Researchers from Cardiff University report the discovery of new links between the breakdown in brain cell development and the risk of schizophrenia and other psychiatric disorders.
Genetic risk factors are known to disrupt brain development in a number of these disorders, but little is known about which aspects of this process are affected. This research is the first time that genetic disruption of specific cell processes crucial to brain development has been linked to disease risk in a wide range of psychiatric disorders, according to the scientists who published their study (“Transcriptional programs regulating neuronal differentiation are disrupted in DLG2 knockout human embryonic stem cells and enriched for schizophrenia and related disorders risk variants”) in Nature Communications.
“Coordinated programs of gene expression drive brain development. It is unclear which transcriptional programs, in which cell-types, are affected in neuropsychiatric disorders such as schizophrenia. Here we integrate human genetics with transcriptomic data from differentiation of human embryonic stem cells into cortical excitatory neurons.

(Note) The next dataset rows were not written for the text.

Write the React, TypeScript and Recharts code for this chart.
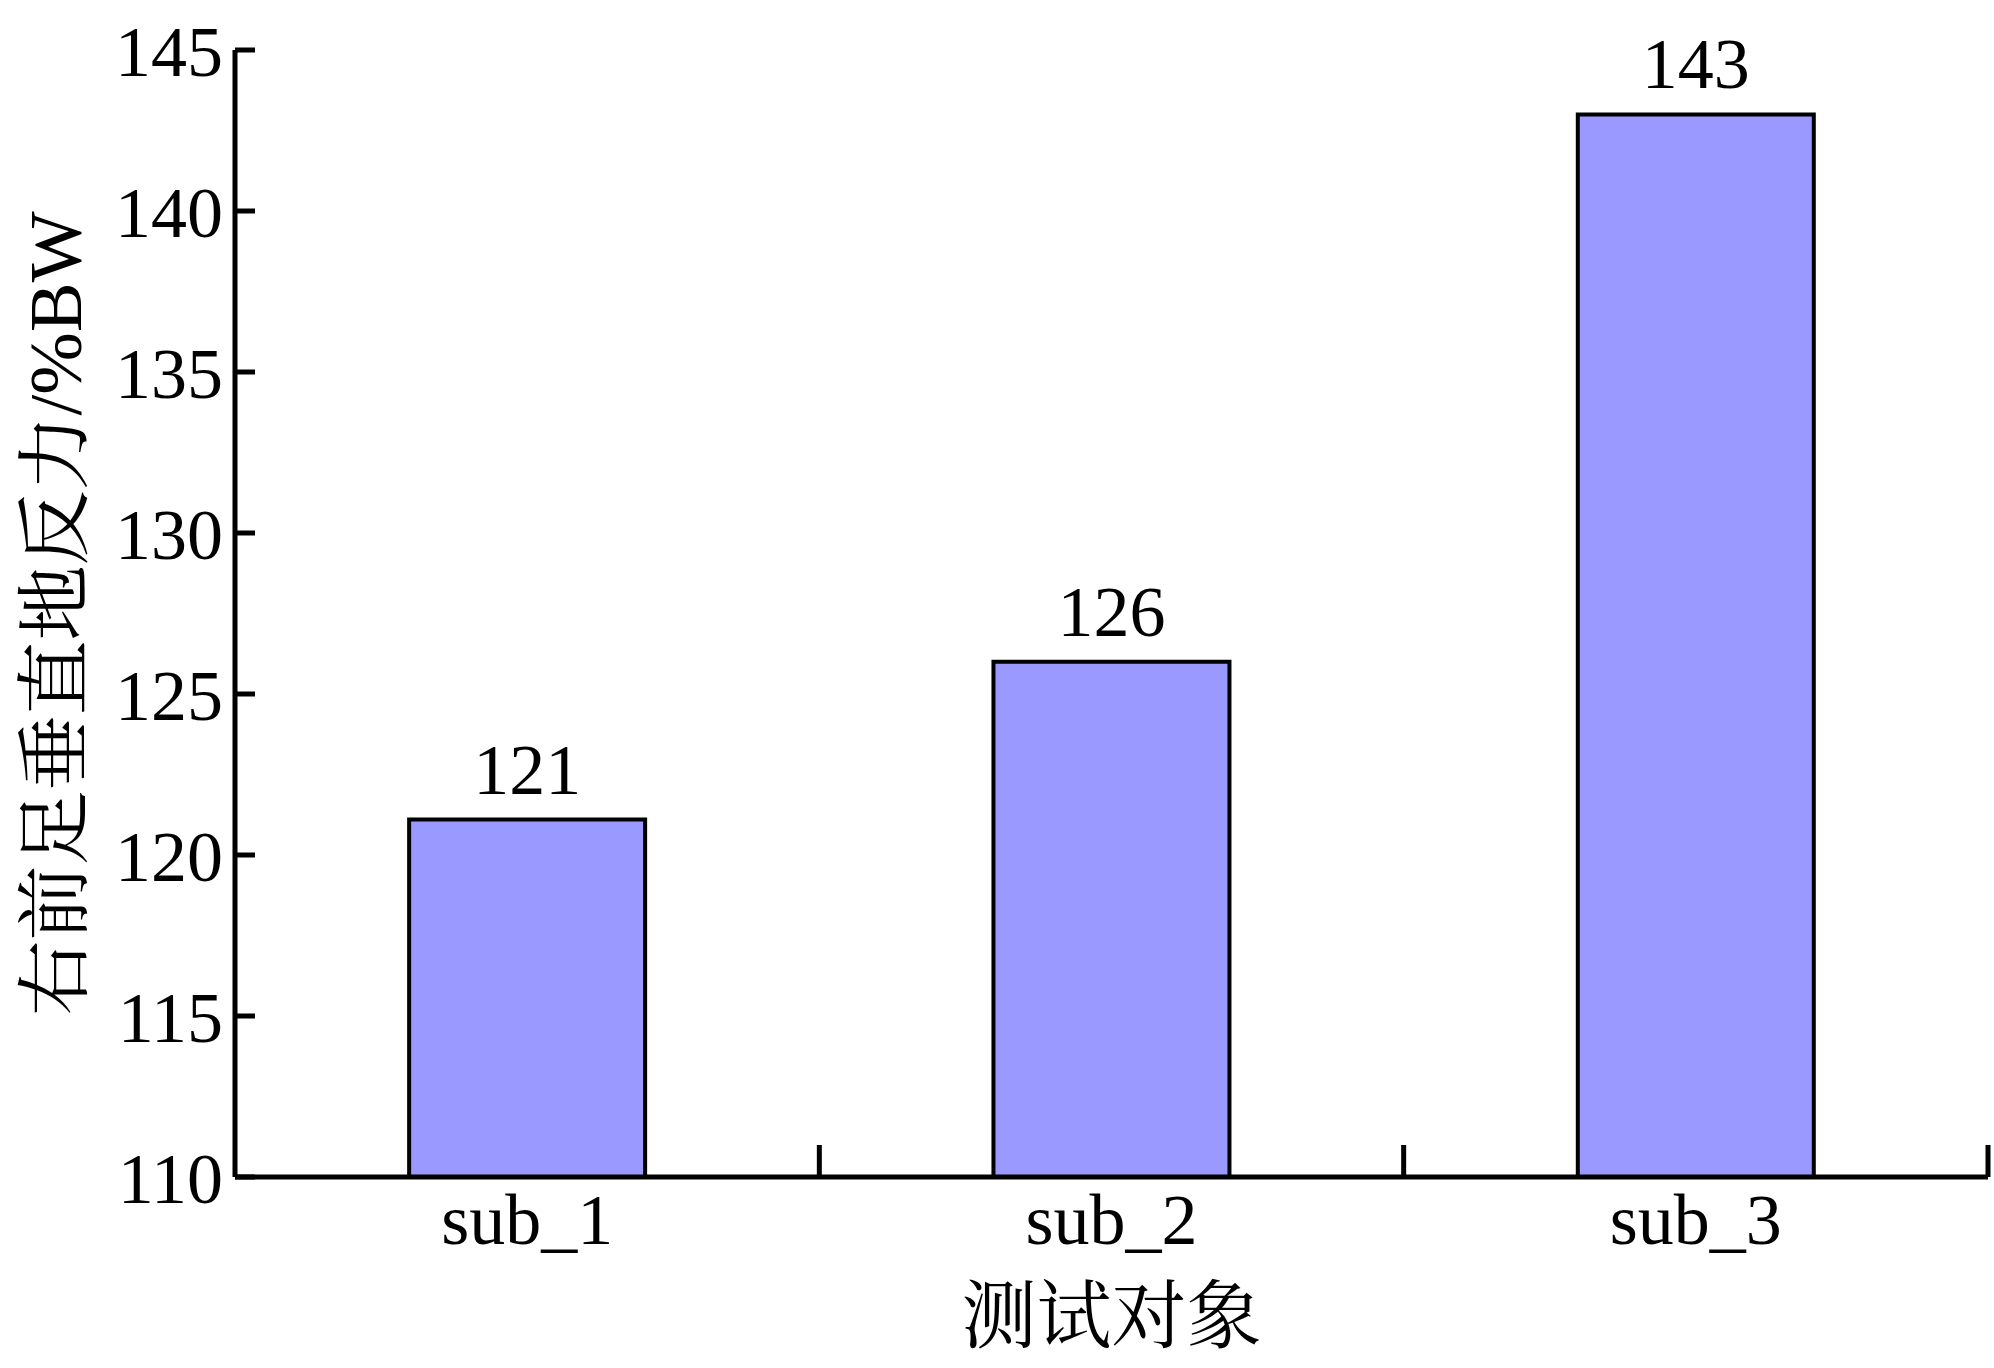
import React from "react";
import { BarChart, Bar, XAxis, YAxis, LabelList } from "recharts";

// data
const subjects = ["sub_1", "sub_2", "sub_3"];
const forceValues = [121.1, 126, 143];
const yTicks = [110, 115, 120, 125, 130, 135, 140, 145];

const data = subjects.map((name, i) => ({ name, value: forceValues[i] }));

const W = 1994;
const H = 1368;
const MARGIN = { top: 50, right: 6, left: 0, bottom: 0 };
const Y_AXIS_W = 235;
const X_AXIS_H = 191;
const TICK_GAP = 16;

const SERIF = "'Liberation Serif', 'Times New Roman', serif";
const CJK = "'Liberation Serif', 'Times New Roman', 'Noto Serif CJK SC', 'Noto Sans CJK SC', serif";

const bandHalf = (W - MARGIN.left - MARGIN.right - Y_AXIS_W) / subjects.length / 2;

// category label + tick mark at the right edge of each band (ticks point up)
const SubTick = (props: any) => {
  const { x, y, payload } = props;
  const half = payload && typeof payload.offset === "number" && payload.offset > 0 ? payload.offset : bandHalf;
  const axisY = y - TICK_GAP;
  return (
    <g>
      <line x1={x + half} x2={x + half} y1={axisY} y2={axisY - 32} stroke="#000" strokeWidth={5} />
      <text x={x} y={y} dy="0.71em" textAnchor="middle" fontFamily={SERIF} fontSize={72} fill="#000">
        {payload.value}
      </text>
    </g>
  );
};

const YTitle = (props: any) => {
  const vb = props.viewBox || {};
  const cx = vb.x + 55;
  const cy = vb.y + vb.height / 2;
  return (
    <text
      x={cx}
      y={cy}
      transform={`rotate(-90, ${cx}, ${cy})`}
      textAnchor="middle"
      dominantBaseline="central"
      fontFamily={CJK}
      fontSize={75}
      fill="#000"
    >
      右前足垂直地反力/%BW
    </text>
  );
};

const XTitle = (props: any) => {
  const vb = props.viewBox || {};
  const cx = vb.x + vb.width / 2;
  const cy = vb.y + 139;
  return (
    <text x={cx} y={cy} textAnchor="middle" dominantBaseline="central" fontFamily={CJK} fontSize={75} fill="#000">
      测试对象
    </text>
  );
};

export default function App() {
  return (
    <div style={{ position: "absolute", left: 0, top: 0, background: "#fff" }}>
      <BarChart width={W} height={H} data={data} margin={MARGIN} barCategoryGap="29.8%">
        <XAxis
          dataKey="name"
          type="category"
          height={X_AXIS_H}
          axisLine={{ stroke: "#000", strokeWidth: 5 }}
          tickLine={false}
          tickSize={0}
          tickMargin={TICK_GAP}
          tick={<SubTick />}
          interval={0}
          label={<XTitle />}
        />
        <YAxis
          type="number"
          domain={[110, 145]}
          ticks={yTicks}
          allowDataOverflow
          width={Y_AXIS_W}
          axisLine={{ stroke: "#000", strokeWidth: 5 }}
          tickLine={{ stroke: "#000", strokeWidth: 5 }}
          tickSize={-20}
          tickMargin={32}
          tick={{ fill: "#000", fontSize: 72, fontFamily: SERIF }}
          label={<YTitle />}
        />
        <Bar dataKey="value" fill="#9999FF" stroke="#000" strokeWidth={4} isAnimationActive={false}>
          <LabelList
            dataKey="value"
            position="top"
            offset={26}
            formatter={(v: any) => Math.round(Number(v))}
            style={{ fill: "#000", fontSize: 72, fontFamily: SERIF }}
          />
        </Bar>
      </BarChart>
    </div>
  );
}
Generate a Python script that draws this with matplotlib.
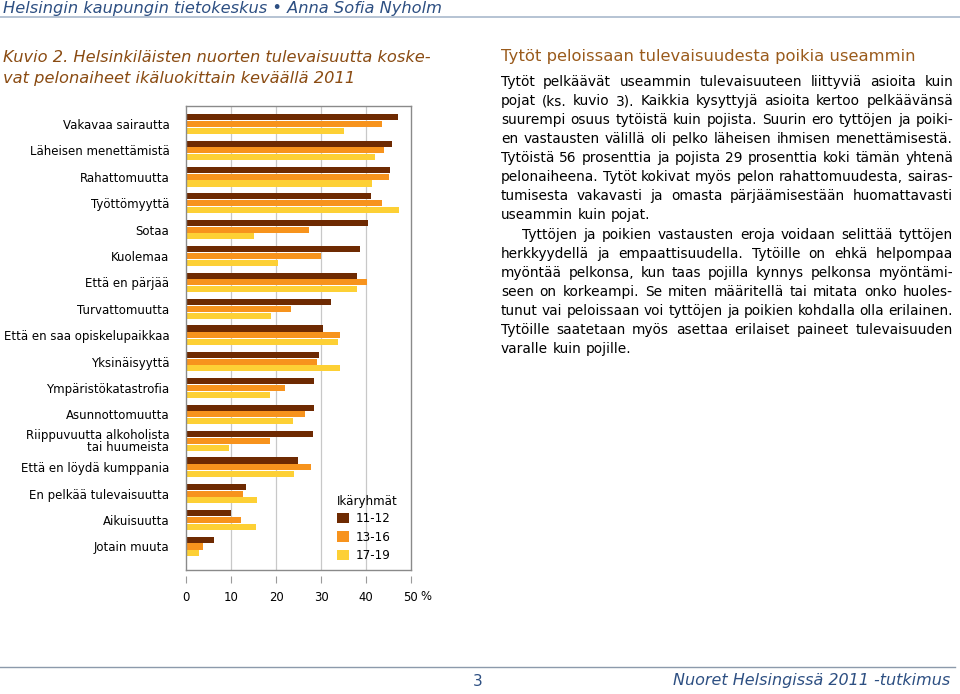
import matplotlib
matplotlib.use("Agg")
import matplotlib.pyplot as plt
import numpy as np

plt.rcParams["font.family"] = ["DejaVu Sans"]

# data (percent)
categories = ["Vakavaa sairautta", "Läheisen menettämistä", "Rahattomuutta",
              "Työttömyyttä", "Sotaa", "Kuolemaa", "Että en pärjää",
              "Turvattomuutta", "Että en saa opiskelupaikkaa", "Yksinäisyyttä",
              "Ympäristökatastrofia", "Asunnottomuutta",
              "Riippuvuutta alkoholista\ntai huumeista",
              "Että en löydä kumppania", "En pelkää tulevaisuutta",
              "Aikuisuutta", "Jotain muuta"]
age_11_12 = [47.0, 45.7, 45.3, 41.0, 40.5, 38.7, 38.0, 32.2, 30.5, 29.6,
             28.5, 28.4, 28.3, 24.8, 13.3, 10.1, 6.3]
age_13_16 = [43.6, 43.9, 45.1, 43.5, 27.4, 29.9, 40.2, 23.4, 34.2, 29.2,
             22.0, 26.5, 18.7, 27.8, 12.6, 12.2, 3.8]
age_17_19 = [35.1, 42.1, 41.3, 47.4, 15.2, 20.4, 38.0, 18.9, 33.8, 34.2,
             18.6, 23.8, 9.5, 24.1, 15.8, 15.5, 2.8]
groups = ["11-12", "13-16", "17-19"]
colors = ["#6e2a02", "#f7931d", "#fdd035"]
xticks = [0, 10, 20, 30, 40, 50]

header = "Helsingin kaupungin tietokeskus \u2022 Anna Sofia Nyholm"
title_lines = ["Kuvio 2. Helsinkiläisten nuorten tulevaisuutta koske-",
               "vat pelonaiheet ikäluokittain keväällä 2011"]
side_title = "Tytöt peloissaan tulevaisuudesta poikia useammin"
body = [
    "Tytöt pelkäävät useammin tulevaisuuteen liittyviä asioita kuin",
    "pojat (ks. kuvio 3). Kaikkia kysyttyjä asioita kertoo pelkäävänsä",
    "suurempi osuus tytöistä kuin pojista. Suurin ero tyttöjen ja poiki-",
    "en vastausten välillä oli pelko läheisen ihmisen menettämisestä.",
    "Tytöistä 56 prosenttia ja pojista 29 prosenttia koki tämän yhtenä",
    "pelonaiheena. Tytöt kokivat myös pelon rahattomuudesta, sairas-",
    "tumisesta vakavasti ja omasta pärjäämisestään huomattavasti",
    "useammin kuin pojat.",
    "Tyttöjen ja poikien vastausten eroja voidaan selittää tyttöjen",
    "herkkyydellä ja empaattisuudella. Tytöille on ehkä helpompaa",
    "myöntää pelkonsa, kun taas pojilla kynnys pelkonsa myöntämi-",
    "seen on korkeampi. Se miten määritellä tai mitata onko huoles-",
    "tunut vai peloissaan voi tyttöjen ja poikien kohdalla olla erilainen.",
    "Tytöille saatetaan myös asettaa erilaiset paineet tulevaisuuden",
    "varalle kuin pojille.",
]
para_end = {7, 14}
para_start = {8}

W, H = 960, 694
fig = plt.figure(figsize=(W / 100, H / 100), dpi=100)
fig.patch.set_facecolor("white")


def fx(px):
    return px / W


def fy(py):
    return 1 - py / H


# header / footer
fig.text(fx(3), fy(8), header, fontsize=11.7, style="italic",
         color="#2d4f82", va="center", ha="left")
fig.add_artist(plt.Line2D([0, 1], [fy(17), fy(17)], color="#a9b9cc", lw=1.2))
fig.add_artist(plt.Line2D([0, fx(955)], [fy(667), fy(667)], color="#8c9aab", lw=1.0))
fig.text(fx(478), fy(681), "3", fontsize=11, color="#2d4f82", va="center", ha="center")
fig.text(fx(950), fy(681), "Nuoret Helsingissä 2011 -tutkimus", fontsize=11.5,
         style="italic", color="#2d4f82", va="center", ha="right")

for i, line in enumerate(title_lines):
    fig.text(fx(3), fy(58 + 20 * i), line, fontsize=11.7, style="italic",
             color="#8a4b12", va="center", ha="left")

# chart
ax = fig.add_axes([fx(186), fy(570), fx(411) - fx(186), fy(106) - fy(570)])
y = np.arange(len(categories))
h = 0.23
for k, (vals, c, g) in enumerate(zip([age_11_12, age_13_16, age_17_19], colors, groups)):
    ax.barh(y + (k - 1) * 0.255, vals, height=h, color=c, label=g, zorder=2)

ax.set_xlim(0, 50)
ax.set_ylim(16.89, -0.68)
ax.set_yticks(y)
ax.set_yticklabels(categories, fontsize=8.5, linespacing=0.9)
ax.tick_params(axis="y", length=0, pad=12)
ax.set_xticks(xticks[1:-1])
ax.tick_params(axis="x", length=0, labelbottom=False)
ax.grid(axis="x", color="#c8c8c8", lw=0.9, zorder=0)
for s in ax.spines.values():
    s.set_color("#8a8a8a")
    s.set_linewidth(1.0)

sec = ax.secondary_xaxis(-0.013)
sec.set_xticks(xticks)
sec.set_xticklabels([str(t) for t in xticks], fontsize=8.4)
sec.spines["bottom"].set_visible(False)
sec.tick_params(axis="x", length=5, color="#9a9a9a", pad=6)
fig.text(fx(426), fy(597), "%", fontsize=8.4, va="center", ha="center")

ax_w = fx(411) - fx(186)
leg = ax.legend(loc="lower left", bbox_to_anchor=((fx(337) - fx(186)) / ax_w, 0.017),
                title="Ikäryhmät", frameon=False, fontsize=8.6, title_fontsize=8.6,
                handlelength=1.0, handleheight=0.95, handletextpad=0.6,
                labelspacing=0.45, borderaxespad=0, borderpad=0)
leg._legend_box.align = "left"
leg._legend_box.sep = 3

# right-hand text column
fig.text(fx(501), fy(56), side_title, fontsize=11.8, color="#9a5b1c",
         va="center", ha="left")

renderer = fig.canvas.get_renderer()


def width_of(s, fs):
    t = fig.text(0, 0, s, fontsize=fs)
    w = t.get_window_extent(renderer).width
    t.remove()
    return w


fs_body = 9.9
space = width_of("a a", fs_body) - width_of("aa", fs_body)
x_left, x_right = 501, 953
for i, line in enumerate(body):
    yy = 82 + 19.07 * i
    words = line.split()
    x0 = x_left + (21 if i in para_start else 0)
    ws = [width_of(wd, fs_body) for wd in words]
    if i in para_end or len(words) < 2:
        gap = space
    else:
        gap = (x_right - x0 - sum(ws)) / (len(words) - 1)
    xx = x0
    for wd, wdt in zip(words, ws):
        fig.text(fx(xx), fy(yy), wd, fontsize=fs_body, color="black",
                 va="center", ha="left")
        xx += wdt + gap

fig.savefig("out.png", dpi=100)
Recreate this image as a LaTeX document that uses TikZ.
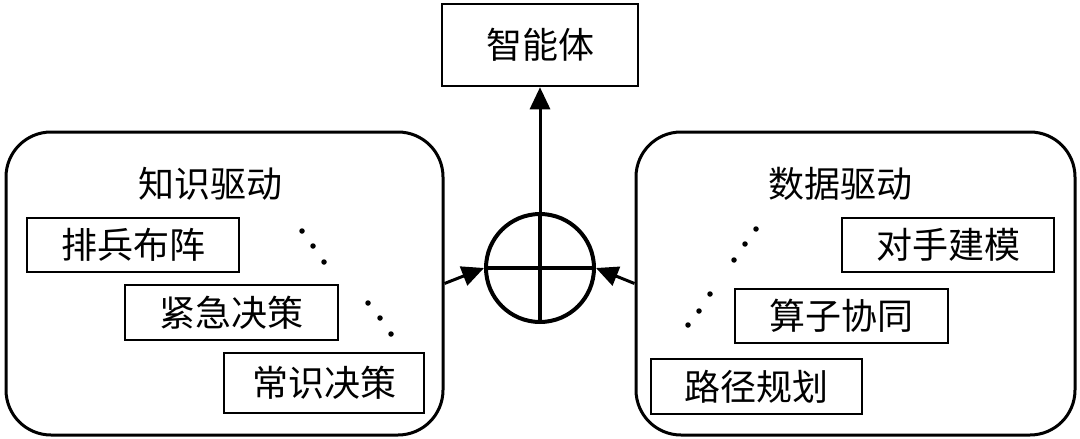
\documentclass[tikz,border=0pt]{standalone}
\usepackage{fontspec}
\setmainfont{Noto Sans CJK SC}
\usetikzlibrary{arrows.meta}
\begin{document}
\begin{tikzpicture}[x=1pt,y=-1pt,
  cjk/.style={font=\fontsize{36}{36}\selectfont},
  item/.style={cjk, draw, line width=2.5pt, inner sep=0pt, minimum height=54pt},
  group/.style={draw, line width=3pt, rounded corners=45pt, inner sep=0pt},
  dotn/.style={circle, fill, inner sep=0pt, minimum size=5.5pt},
  arr/.style={line width=3pt, -{Triangle[length=22pt,width=20pt]}}]
\useasboundingbox (0,0) rectangle (1080,439);
% top box
\node[item, minimum width=196pt, minimum height=82pt] (A) at (540,45) {智能体};
% group boxes
\node[group, minimum width=437pt, minimum height=303pt] (L) at (224.5,283.5) {};
\node[group, minimum width=439pt, minimum height=303pt] (R) at (855.5,283.5) {};
\node[cjk] (LT) at (210,184) {知识驱动};
\node[cjk] (RT) at (840,184) {数据驱动};
% left items
\node[item, minimum width=212pt] (L1) at (133,245) {排兵布阵};
\node[item, minimum width=213pt, minimum height=55pt] (L2) at (231.5,312.5) {紧急决策};
\node[item, minimum width=200pt, minimum height=60pt] (L3) at (324,383) {常识决策};
% right items
\node[item, minimum width=212pt] (R1) at (948,245) {对手建模};
\node[item, minimum width=213pt] (R2) at (841.5,316) {算子协同};
\node[item, minimum width=211pt, minimum height=55pt] (R3) at (756.5,386.5) {路径规划};
% dots
\node[dotn] (d1) at (302,231) {};
\node[dotn] (d2) at (313,246) {};
\node[dotn] (d3) at (324,262) {};
\node[dotn] (d4) at (368,303) {};
\node[dotn] (d5) at (380,318) {};
\node[dotn] (d6) at (391,334) {};
\node[dotn] (d7) at (756,229) {};
\node[dotn] (d8) at (745,244) {};
\node[dotn] (d9) at (734,260) {};
\node[dotn] (d10) at (710,294) {};
\node[dotn] (d11) at (699,311) {};
\node[dotn] (d12) at (688,325) {};
% sum circle
\node[draw, circle, line width=4pt, minimum size=108pt, inner sep=0pt] (S) at (540,268) {};
\draw[line width=3.5pt] (S.north) -- (S.south);
\draw[line width=3.5pt] (S.west) -- (S.east);
% arrows
\draw[arr] (S.north) -- (A.south);
\draw[arr] (L.east) -- (S.west);
\draw[arr] (R.west) -- (S.east);
\end{tikzpicture}
\end{document}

We identify transcriptional programs expressed during early neurogenesis in vitro and in human fetal cortex that are down-regulated in DLG2−/− lines,” write the investigators.
“Down-regulation impacted neuronal differentiation and maturation, impairing migration, morphology and action potential generation. Genetic variation in these programs is associated with neuropsychiatric disorders and cognitive function, with associated variants predominantly concentrated in loss-of-function intolerant genes. Neurogenic programs also overlap schizophrenia…pathways active during prenatal cortical development may also be associated with mature neuronal dysfunction.
“Our data from human embryonic stem cells, when combined with analysis of available fetal cortical gene expression data, de novo rare variants, and GWAS [genome wide association studies] statistics for neuropsychiatric disorders and cognition, reveal a convergence on transcriptional programs regulating excitatory cortical neurogenesis.”
The study was jointly led by Andrew Pocklington, PhD, from the division of psychological medicine and clinical neurosciences, and Eunju Jenny Shin, PhD, previous from the neuroscience and mental health research institute at Cardiff University, and now at Keele University.
“Genetic factors play a significant role in determining a person’s risk of developing psychiatric disorders. Uncovering biological processes impacted by these genetic risk factors is a major step towards understanding the causes of disease,” says Pocklington.
“To truly understand the root causes of psychiatric disorders, we focused on studying the development of brain cells,” adds Shin. “The knowledge gained through this approach may ultimately help guide the development of novel therapies or help explain why some individuals respond to some treatments but not others.”
The scientists studied the birth and early development of human brain cells (neurogenesis) in vitro using human pluripotent stem cells. They identified several sets of genes that are switched on during neurogenesis, both in vitro and in human fetal brain, with each set appearing to play a distinct functional role. The researchers showed that genetic risk factors contributing to schizophrenia and other psychiatric disorders were highly concentrated in these sets.
According to Shin, “In vitro experiments showed that when activation of these sets is disrupted, the shape, movement, and electrical activity of developing brain cells is altered, linking changes in these properties to disease.”
Disorders linked to disruption of these genes included both early onset conditions (developmental delay, autism, and ADHD) and those with a later onset (bipolar disorder, major depression) for which disruption of early brain development is not generally thought to play a significant role.
This raises the question of whether some of these genes, which are first switched on long before birth, remain active later in life and contribute to mature brain function, where they can potentially be targeted therapeutically.
“Previous studies have shown that genes active in mature brain cells are enriched for common genetic variants contributing to schizophrenia,” notes Pocklington. “Much of this enrichment was captured by the early developmental gene sets, which seem to contain a greater burden of common genetic risk factors.
“This suggests that some biological pathways first switched on in the early pre-natal brain may remain active in later life, with genetic variation in these pathways contributing to disease by disrupting both development and mature brain function.”
Further work is needed to map out the full range of developmental processes disrupted in different psychiatric disorders and explore their longer-term effects on the brain, he explains.
“Although much remains to be uncovered, our findings provide valuable insight into the developmental origins of psychiatric disorders such as schizophrenia,” says Shin.